How to Collapse Dendrogram Branches to n Number of Leaves

Hi, I need some guidance on how to handle the readability of dendrograms plotted using thousands of observations. I want to use to dendrogram to decide how many clusters I should use for further analysis.

My current strategy is to collapse the branches so that there are only a limited number of leaves, say 10. Ideally, the number under the leaf would be the quantity of observations contained therein. I would then want to print out the indices from the data within that leaf. I have seen similar functionality in Matlab and in the truncate options of R, but I can’t seem to find anything in Julia. Can it be done by a novice such as myself? Here’s a simple working example:

using Clustering, Random, Distances, StatsPlots

# Set seed for reproducibility
Random.seed!(42)

# Generate a random dataset with 1000 observations and 8 attributes
num_observations = 1000
num_attributes = 8
data = rand(num_observations, num_attributes)  # Random values between 0 and 1

# Compute the pairwise distance matrix (Euclidean distance)
distance_matrix = pairwise(Euclidean(), data, dims=1)

# Perform hierarchical clustering
hclust_result = hclust(distance_matrix, linkage=:ward)

plot(hclust_result)

The resulting plot is shown below. Could anyone help me to implement my plan or convince me that there’s a better way? Yes, Im new to Julia and new to discourse.julialang, thank you so much for your help. Cheers!

Ok, this seems to work … and here is how I found it:

julia> hclust_result |> typeof
Hclust{Float64}

julia> methodswith(Hclust)
[1] getproperty(hclu::Hclust, prop::Symbol) @ Clustering ~/.julia/packages/Clustering/M6mjF/src/deprecate.jl:25
[2] propertynames(hclu::Hclust) @ Clustering ~/.julia/packages/Clustering/M6mjF/src/deprecate.jl:20
[3] propertynames(hclu::Hclust, private::Bool) @ Clustering ~/.julia/packages/Clustering/M6mjF/src/deprecate.jl:20
[4] cutree(hclu::Hclust; k, h) @ Clustering ~/.julia/packages/Clustering/M6mjF/src/hclust.jl:810

help?> cutree
search: cutree hclust_result ClusteringResult AbstractUnitRange

  cutree(hclu::Hclust; [k], [h]) -> Vector{Int}

...

julia> foo = cutree(hclust_result; k = 5)
1000-element Vector{Int64}:
 1
 2
 1
 1
 3

# Seems to return the cluster ID of each sample ...
# Fun (but inefficient) APL-like one-liner to get sets of indices for each
julia> getindex.(Ref(eachindex(foo)), eachrow(unique(foo) .== foo'))
5-element Vector{Vector{Int64}}:
 [1, 3, 4, 10, 11, 13, 14, 20, 22, 26  …  939, 944, 951, 958, 965, 972, 981, 982, 989, 1000]
 [2, 7, 9, 18, 21, 25, 27, 29, 32, 34  …  975, 977, 979, 980, 983, 985, 987, 996, 997, 998]
...
1 Like

I was aware of cutree, but you helped me understand it better.
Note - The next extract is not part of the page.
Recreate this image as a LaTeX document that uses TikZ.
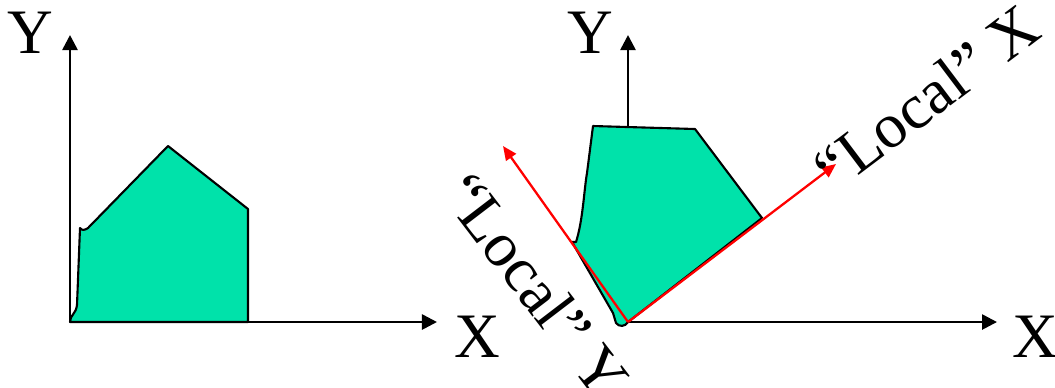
\documentclass[tikz,border=0pt]{standalone}
\usepackage{fontspec}
\setmainfont{Liberation Serif}
\usetikzlibrary{arrows.meta}
\definecolor{shapegreen}{RGB}{0,226,170}

\begin{document}
\begin{tikzpicture}[
        x=0.01cm, y=-0.01cm,
        axis/.style={line width=0.75pt, -{Triangle[length=1.5mm, width=1.5mm]}},
        localaxis/.style={red, line width=0.65pt, -{Triangle[length=1.4mm, width=1.2mm]}},
        polyfill/.style={draw=black, fill=shapegreen, line width=0.6pt, line join=round},
        lbl/.style={inner sep=0pt, font=\fontsize{18}{20}\selectfont}
    ]
        \clip (0,0) rectangle (1055,387);

        % Left: world frame
        \coordinate (o1) at (70,322);
        \coordinate (y1) at (70,35);
        \coordinate (x1) at (437,322);
        \filldraw[polyfill] (o1) .. controls (70,315) and (76,314) .. (77,305)
            -- (80,228) .. controls (82,231) and (85,230) .. (88,228)
            -- (168,146) -- (248,209) -- (248,322) -- cycle;
        \draw[axis] (o1) -- (y1);
        \draw[axis] (o1) -- (x1);
        \node[lbl] (ylab1) at (30,33) {Y};
        \node[lbl] (xlab1) at (477,337) {X};

        % Right: rotated shape
        \coordinate (o2) at (628,322);
        \coordinate (y2) at (628,35);
        \coordinate (x2) at (997,322);
        \draw[axis] (o2) -- (y2);
        \filldraw[polyfill] (593,126) -- (695,129) -- (762,218) -- (o2)
            .. controls (625,327) and (619,327) .. (616,323)
            -- (613,313) -- (572,242) -- (576,242)
            .. controls (583,220) and (584,190) .. (587,173) -- cycle;
        \draw[axis] (o2) -- (x2);
        \node[lbl] (ylab2) at (590,33) {Y};
        \node[lbl] (xlab2) at (1035,337) {X};

        % Local frame
        \coordinate (lx) at (836,164);
        \coordinate (ly) at (503,146);
        \draw[localaxis] (o2) -- (lx);
        \draw[localaxis] (o2) -- (ly);
        \node[lbl, anchor=base west, rotate=37] (lxlab) at (834,194) {``Local'' X};
        \node[lbl, anchor=base west, rotate=-52.6] (lylab) at (439,194) {``Local'' Y};

    \end{tikzpicture}
\end{document}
Thanks! Though, I’m trying to plot the resulting “cut” dendrogram. I’m afraid there is not an easy way yet…?

Ok, not sure if there is a builtin way. How would you like the plot to look like, i.e., how would you do it in R?
A quick and dirty way might be to just limit the y-scale, i.e., sort of like cutting at that height: plot(hclust_result; ylim = (4.3, Inf))